The Joggins Fossil Centre, a 1,200m2 building on the bluffs above Joggins Beach, forms the gateway for visitors to the finest carboniferous fossil site in the world. It consists of a mix of administrative / office spaces and special purpose spaces including museum, research lab, exhibition hall and a multipurpose room.
The facility was built upon a brownfield site reclaimed from the mining industry. Much of the remediation happened on site and there is an on-going landscaping programme, featuring species native to the Acadian Forest region, to enable the eventual naturalisation of the site and reduction of the impact of visitors to the local environment and community.
Scope of Services Rendered, project objectives, constraints:
This project involved the complete design – from concept through to post occupancy on site reviews – of a state of the art LEED Gold facility. The facility includes a mix of administrative and special purpose spaces. The team provided full mechanical and electrical design and contract administration services as well as specialized professional services including energy modelling, daylighting simulations, value engineering, cost planning and full M&E commissioning.
Sustainability was a project goal from the start. Difficulty in securing operational funding - as opposed to capital funding - often poses the greatest danger for small interpretive centres. To help alleviate this as much as possible, tight control on building size, ease of maintenance and reliance on alternate energy sources were identified as significant design drivers.
The building has many innovative features that help keep energy and resource use to a minimum:
- A 50 kilowatt wind turbine generator
- A 3.3 kilowatt photovoltaic array and inverter
- A solar heating system to preheat hot water, thereby reducing the building’s ecological footprint.
- Passive solar heat and light collection by special glazing units.
- A green roof, which minimises heat loss, improved insulation and assists with water collection. The facility uses the water from the roof run-off to flush their toilets and water their plants.
- Electronic self-closing faucets, waterless urinals, use of dual flush valve water closets and the use of rainwater for sewage conveyance have resulted in a facility which uses 57.23% less water than a comparable building.
Design challenges, creative and innovative design solutions:
The client was clear from the onset – they wanted an energy efficient structure to minimize the long term operational costs but the technologies incorporated had to be cost effective and low maintenance. The technologies had to be part of the solution – not part of the problem. As well, these elements could not detract from the facility’s core function.
The team worked in concert with the entire design team on Joggins to provide holistic design solutions to achieve a similar goal. The Joggins facility was the first in Nova Scotia to be certified LEED Gold and has achieved an energy consumption usage of 65.4% less than the MNECB.
In order to achieve this, a number of technologies and approaches were tested and modelled, not everything made the cut however. The team worked closely with all members of the design team to provide a truly integrated design and all of our solutions were vetted through the users and project stakeholders. The 4 biggest contributors to the exceptional energy efficiency the team was able to achieve were:
- Power: The two renewable sources that produce as much as two-thirds of its power: a 50-kilowatt wind turbine generator (the AOC 15/50), which yields 260 gigajoules (GJ) in electricity annually; and a solar heating system, which includes 12 south-facing photovoltaics that generate 8.7 GJ in electricity per year.
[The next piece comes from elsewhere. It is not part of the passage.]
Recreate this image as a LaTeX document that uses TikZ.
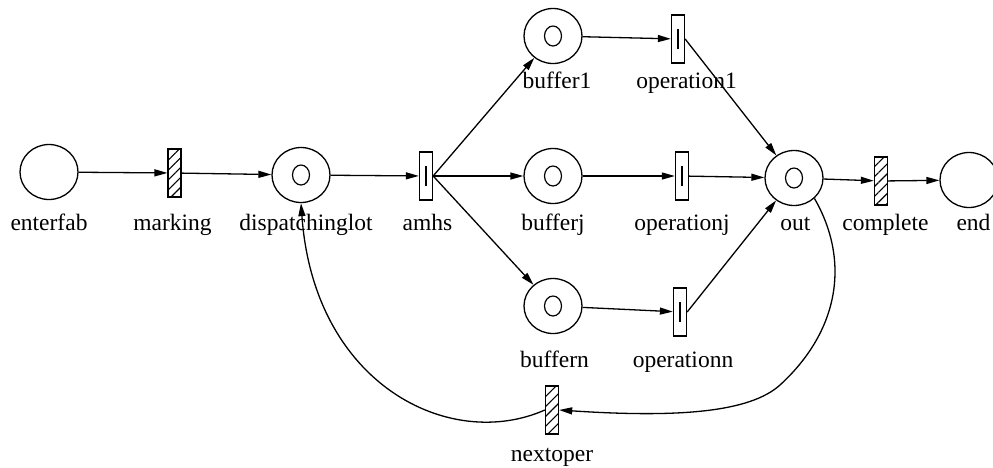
\documentclass[tikz,border=0pt]{standalone}
\usepackage{fontspec}
\setmainfont{Liberation Serif}
\usepackage{tikz}
\usetikzlibrary{arrows.meta}
\usetikzlibrary{shapes.geometric}
\usetikzlibrary{patterns.meta}

\begin{document}
\begin{tikzpicture}[x=1pt, y=-1pt, line width=1.3pt,
    place/.style={draw, ellipse, minimum width=58pt, minimum height=55pt, inner sep=0pt},
    token/.style={place, path picture={\draw[line width=1.2pt] (path picture bounding box.center) ellipse (8.5pt and 10pt);}},
    trans/.style={draw, rectangle, minimum width=13pt, minimum height=48pt, inner sep=0pt},
    bar/.style={trans, path picture={\draw (path picture bounding box.center) ++(0,-10pt) -- ++(0,20pt);}},
    hatch/.style={trans, pattern={Lines[angle=45,distance=7pt,line width=1.1pt]}},
    lbl/.style={anchor=base, inner sep=0pt, font=\fontsize{23.5}{28}\selectfont},
    arc/.style={-{Triangle[length=13pt,width=7pt]}}]
      \useasboundingbox (0, 0) rectangle (993, 467);
      % places and transitions
      \node[place] (enterfab) at (49, 172) {};
      \node[hatch] (marking) at (174.5, 173) {};
      \node[token] (dispatchinglot) at (301, 175) {};
      \node[bar] (amhs) at (426, 176) {};
      \node[token] (buffer1) at (553, 36) {};
      \node[token] (bufferj) at (553, 176) {};
      \node[token] (buffern) at (553, 306) {};
      \node[bar] (operation1) at (678, 39) {};
      \node[bar] (operationj) at (682, 176) {};
      \node[bar] (operationn) at (680, 312) {};
      \node[token] (out) at (794, 178) {};
      \node[hatch] (complete) at (881, 181) {};
      \node[place] (end) at (969, 180) {};
      \node[hatch] (nextoper) at (552, 410) {};
      % names
      \node[lbl] (enterfab-l) at (49, 230) {enterfab};
      \node[lbl] (marking-l) at (172.5, 230) {marking};
      \node[lbl] (dispatchinglot-l) at (306, 230) {dispatchinglot};
      \node[lbl] (amhs-l) at (427.5, 230) {amhs};
      \node[lbl] (bufferj-l) at (553, 230) {bufferj};
      \node[lbl] (operationj-l) at (682, 230) {operationj};
      \node[lbl] (out-l) at (795.5, 230) {out};
      \node[lbl] (complete-l) at (885.5, 230) {complete};
      \node[lbl] (end-l) at (973.5, 230) {end};
      \node[lbl] (buffer1-l) at (557, 88) {buffer1};
      \node[lbl] (operation1-l) at (686.5, 88) {operation1};
      \node[lbl] (buffern-l) at (554.5, 367) {buffern};
      \node[lbl] (operationn-l) at (683, 367) {operationn};
      \node[lbl] (nextoper-l) at (552, 461) {nextoper};
      % arcs
      \draw[arc] (enterfab) -- (marking);
      \draw[arc] (marking) -- (dispatchinglot);
      \draw[arc] (dispatchinglot) -- (amhs);
      \draw[arc] (amhs.east) -- (buffer1);
      \draw[arc] (amhs.east) -- (bufferj);
      \draw[arc] (amhs.east) -- (buffern);
      \draw[arc] (buffer1) -- (operation1);
      \draw[arc] (bufferj) -- (operationj);
      \draw[arc] (buffern) -- (operationn);
      \draw[arc] (operation1.east) -- (out);
      \draw[arc] (operationj) -- (out);
      \draw[arc] (operationn.east) -- (out);
      \draw[arc] (out) -- (complete);
      \draw[arc] (complete) -- (end);
      \draw[arc] (out.-45) .. controls (850, 260) and (840, 330) .. (780, 385)
        .. controls (750, 412) and (680, 418) .. (nextoper.east);
      \draw[arc] (nextoper.west) .. controls (450, 452) and (314, 385) .. (dispatchinglot.south);
    \end{tikzpicture}
\end{document}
- Heating & Cooling: The facility’s central plant consists of two 15 ton air source heat pumps and a 6kW electric DHW boiler. These heat pumps have an average Coefficient of Performance (COP) of 2.75. In addition, each heat pump is also equipped with a Nu-Air heat recovery ventilator using heat wheel technology.
- Hot Water: The DHW is primarily met through a solar hot water collector with a 6 kW electric DHW boiler as backup
- Insulation: The roof was constructed using polystyrene insulation and portions of fully vegetated roofing which has an average RSI value of 6.00 m2 oC/W whereas a building built to MNECB minimums would only require / have an RSI of 3.41 m2 oC/W. The wall sections and windows also exceeded MNECB minimums.